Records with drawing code
┄┄┄┄┄┄

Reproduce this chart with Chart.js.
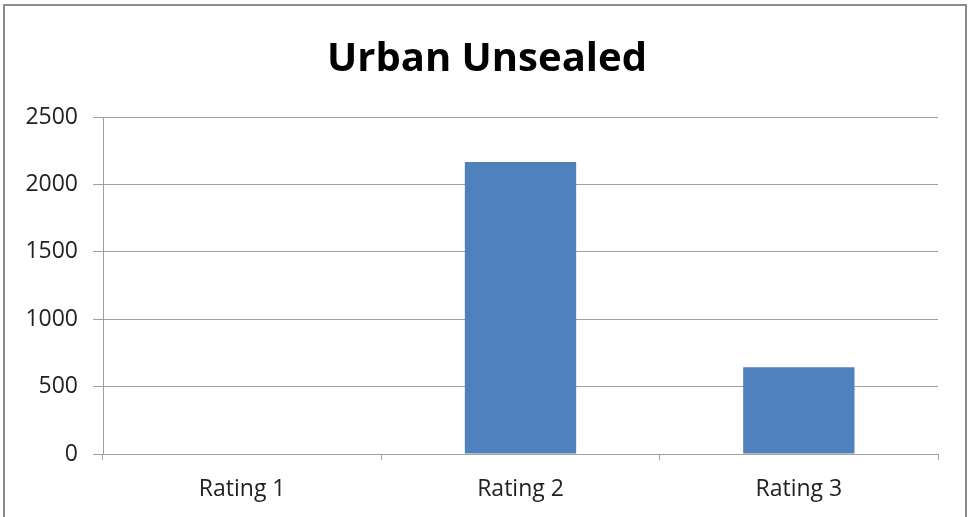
<!DOCTYPE html>
<html>
<head>
<meta charset="utf-8">
<script src="https://cdn.jsdelivr.net/npm/chart.js@4/dist/chart.umd.min.js"></script>
<style>
  html, body { margin: 0; padding: 0; background: #fff; }
  #wrap { width: 970px; height: 517px; position: relative; }
</style>
</head>
<body>
<div id="wrap"><canvas id="bar-chart" width="970" height="517"></canvas></div>
<script>
  const categories = ['Rating 1', 'Rating 2', 'Rating 3'];
  const counts = [0, 2167, 644];
  const yTicks = [0, 500, 1000, 1500, 2000, 2500];

  const lineGrey = '#a0a0a0';

  // thin frame round the whole chart
  const frame = {
    id: 'frame',
    beforeDraw: chart => {
      const ctx = chart.ctx;
      ctx.save();
      ctx.strokeStyle = '#8c8c8c';
      ctx.lineWidth = 2;
      ctx.strokeRect(4, 5, 962, 530);
      ctx.restore();
    }
  };

  new Chart(document.getElementById('bar-chart').getContext('2d'), {
    type: 'bar',
    data: {
      labels: categories,
      datasets: [{
        data: counts,
        backgroundColor: '#4f81bd',
        barPercentage: 0.4,
        categoryPercentage: 1.0
      }]
    },
    options: {
      responsive: false,
      animation: false,
      layout: { padding: { left: 4, right: 0, top: 0, bottom: 0 } },
      scales: {
        y: {
          min: 0,
          max: 2500,
          afterFit: s => { s.width = 99; },
          afterBuildTicks: s => { s.ticks = yTicks.map(v => ({ value: v })); },
          border: { color: lineGrey, width: 1 },
          grid: { color: lineGrey, tickLength: 10, tickColor: lineGrey },
          ticks: {
            padding: 15,
            color: '#222',
            font: { family: 'Open Sans', size: 23 },
            callback: v => String(v)
          }
        },
        // empty right-hand margin so the title stays centred on the frame
        spacer: {
          position: 'right',
          afterFit: s => { s.width = 32; },
          border: { display: false },
          grid: { display: false },
          ticks: { display: false }
        },
        x: {
          afterFit: s => { s.height = 63; },
          border: { color: lineGrey, width: 1 },
          grid: { offset: true, drawOnChartArea: false, tickLength: 6, tickColor: lineGrey },
          ticks: {
            padding: 16,
            color: '#222',
            font: { family: 'Open Sans', size: 23 }
          }
        }
      },
      plugins: {
        legend: { display: false },
        tooltip: { enabled: false },
        title: {
          display: true,
          text: 'Urban Unsealed',
          color: '#000',
          font: { family: 'Open Sans', size: 40, weight: 'bold', lineHeight: 1.2 },
          padding: { top: 36, bottom: 33 }
        }
      }
    },
    plugins: [frame]
  });
</script>
</body>
</html>
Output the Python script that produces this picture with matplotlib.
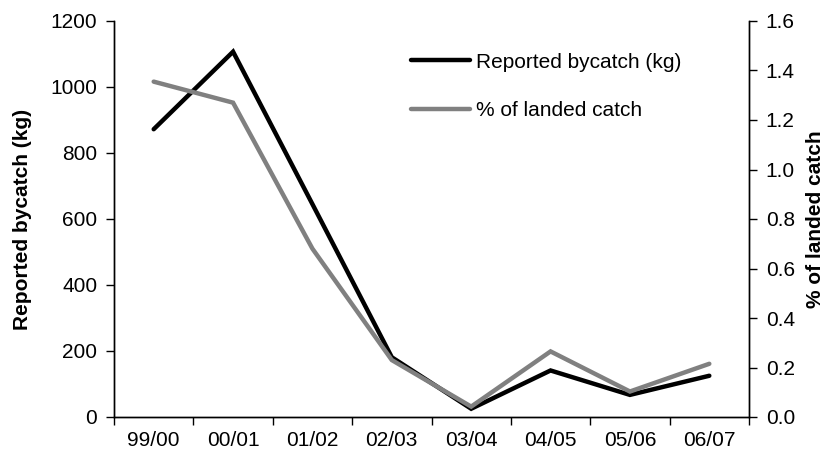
import matplotlib
matplotlib.use("Agg")
import matplotlib.pyplot as plt
import numpy as np

plt.rcParams['font.family'] = ['Liberation Sans', 'DejaVu Sans']

# data
seasons = ['99/00', '00/01', '01/02', '02/03', '03/04', '04/05', '05/06', '06/07']
bycatch_kg = [872, 1107, 645, 181, 25, 141, 67, 125]
pct_landed = [1.355, 1.27, 0.68, 0.23, 0.042, 0.265, 0.103, 0.215]

FS = 15

fig = plt.figure(figsize=(8.26, 4.59), dpi=100)
ax = fig.add_axes([114 / 826, 42 / 459, (749 - 114) / 826, (417 - 21) / 459])
ax2 = ax.twinx()

x = np.arange(len(seasons))
ax.plot(x, bycatch_kg, color='black', lw=3.2, solid_capstyle='round',
        solid_joinstyle='miter', label='Reported bycatch (kg)')
ax2.plot(x, pct_landed, color='#808080', lw=3.2, solid_capstyle='round',
         solid_joinstyle='miter', label='% of landed catch')

ax.set_xlim(-0.5, len(seasons) - 0.5)
ax.set_ylim(0, 1200)
ax.set_yticks(np.arange(0, 1201, 200))
ax2.set_ylim(0, 1.6)
ax2.set_yticks(np.arange(0, 1.61, 0.2))
ax2.set_yticklabels([f'{v:.1f}' for v in np.arange(0, 1.61, 0.2)])

# category labels centred, tick marks between categories
ax.set_xticks(x)
ax.set_xticklabels(seasons)
ax.set_xticks(np.arange(-0.5, len(seasons)), minor=True)
ax.tick_params(axis='x', which='major', length=0, pad=10, labelsize=FS)
ax.tick_params(axis='x', which='minor', length=6, width=1, direction='out')
ax.tick_params(axis='y', length=6, width=1, pad=6, labelsize=FS)
ax2.tick_params(axis='y', length=6, width=1, pad=6, labelsize=FS)

for a in (ax, ax2):
    a.spines['top'].set_visible(False)
    for s in a.spines.values():
        s.set_linewidth(1)

ax.set_ylabel('Reported bycatch (kg)', fontsize=FS, fontweight='bold', labelpad=13)
ax2.set_ylabel('% of landed catch', fontsize=FS, fontweight='bold', labelpad=8)

h1, l1 = ax.get_legend_handles_labels()
h2, l2 = ax2.get_legend_handles_labels()
ax2.legend(h1 + h2, l1 + l2, loc='upper left', bbox_to_anchor=(0.468, 0.92),
           frameon=False, fontsize=FS, handlelength=2.8, handletextpad=0.3,
           labelspacing=1.4, borderpad=0, borderaxespad=0)

fig.savefig('out.png', dpi=100)
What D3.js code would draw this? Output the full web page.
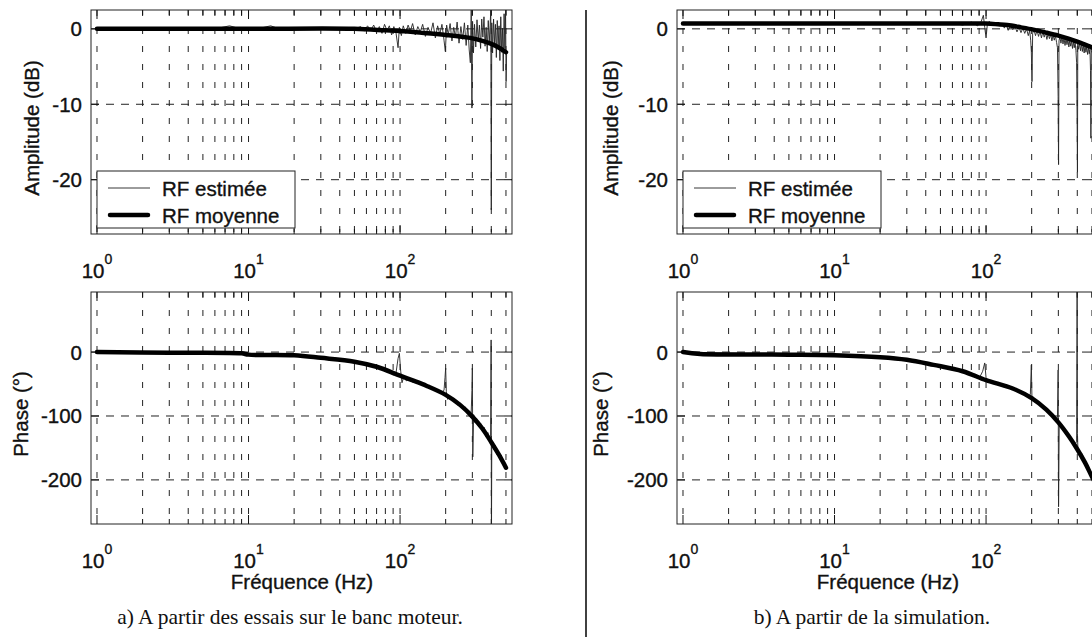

┄┄┄┄┄┄

■ **TASK REQUIREMENTS**
Repeat only the lines from the beginning of the material through the line containing "const lineGrey = '#a0a0a0';", both ends kept, leaving pictures out.

■ **FULL ANSWER**
Reproduce this chart with Chart.js.
<!DOCTYPE html>
<html>
<head>
<meta charset="utf-8">
<script src="https://cdn.jsdelivr.net/npm/chart.js@4/dist/chart.umd.min.js"></script>
<style>
  html, body { margin: 0; padding: 0; background: #fff; }
  #wrap { width: 970px; height: 517px; position: relative; }
</style>
</head>
<body>
<div id="wrap"><canvas id="bar-chart" width="970" height="517"></canvas></div>
<script>
  const categories = ['Rating 1', 'Rating 2', 'Rating 3'];
  const counts = [0, 2167, 644];
  const yTicks = [0, 500, 1000, 1500, 2000, 2500];

  const lineGrey = '#a0a0a0';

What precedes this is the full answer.